Executive recommendations for building a scalable operating model
- Design contract approvals as an end-to-end operating model spanning CRM, legal, finance, ERP, billing, and customer onboarding rather than as a single departmental workflow.
- Establish workflow standardization for common contract types, approval thresholds, exception categories, and SLA ownership before expanding automation scope.
- Use middleware and governed APIs to avoid brittle point-to-point integrations and to support future cloud ERP modernization initiatives.
- Implement process intelligence dashboards that track approval cycle time, exception rates, rework, integration failures, and downstream ERP readiness.
- Apply AI-assisted automation only where it improves review quality or routing speed under clear governance and human oversight.
Implementation tradeoffs and operational ROI
The most common implementation mistake is over-automating a poorly defined process.

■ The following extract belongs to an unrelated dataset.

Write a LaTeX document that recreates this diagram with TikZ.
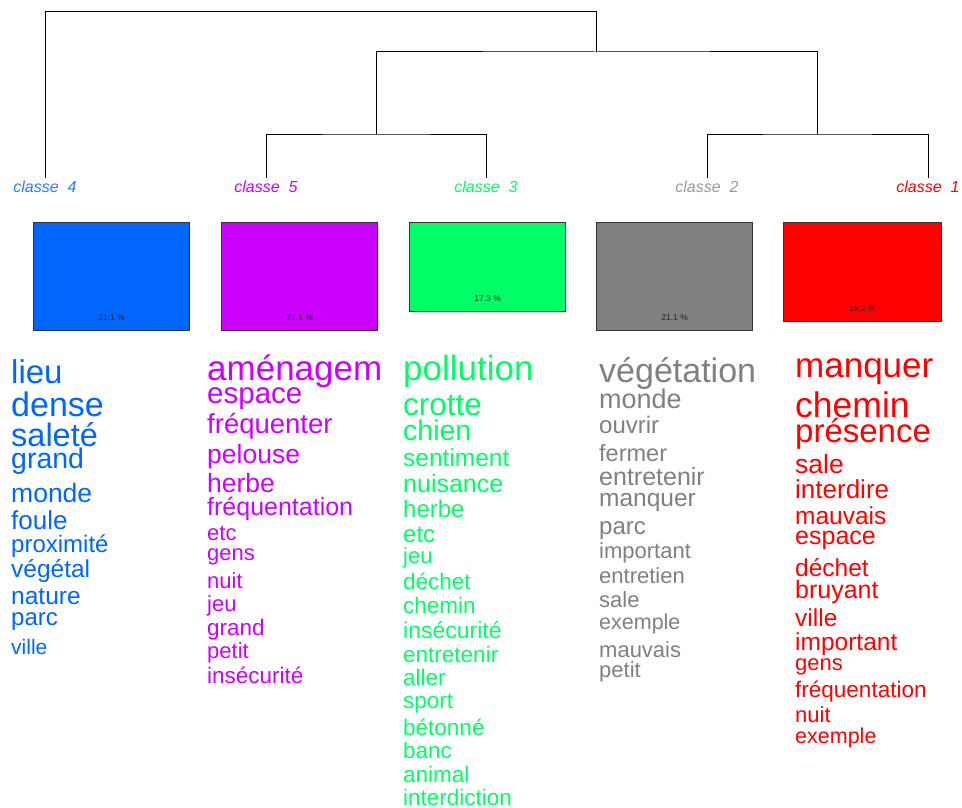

If approval policies are inconsistent, contract templates are uncontrolled, or ERP master data is unreliable, automation will scale confusion rather than performance. A phased approach is more effective: standardize intake, define approval rules, integrate core systems, then expand into advanced analytics and AI-assisted capabilities.
Operational ROI should be measured beyond labor savings. Relevant metrics include reduced approval cycle time, lower exception handling effort, improved forecast accuracy, fewer billing setup errors, faster order-to-cash readiness, stronger auditability, and better cross-team visibility. For enterprise SaaS firms, these gains often matter more than simple headcount reduction because they improve revenue execution and operational continuity.
The strategic outcome is a connected workflow infrastructure that supports growth. Contract approvals become a governed enterprise coordination system with clear ownership, reusable integration services, and measurable process intelligence. That is the difference between isolated automation and enterprise workflow modernization.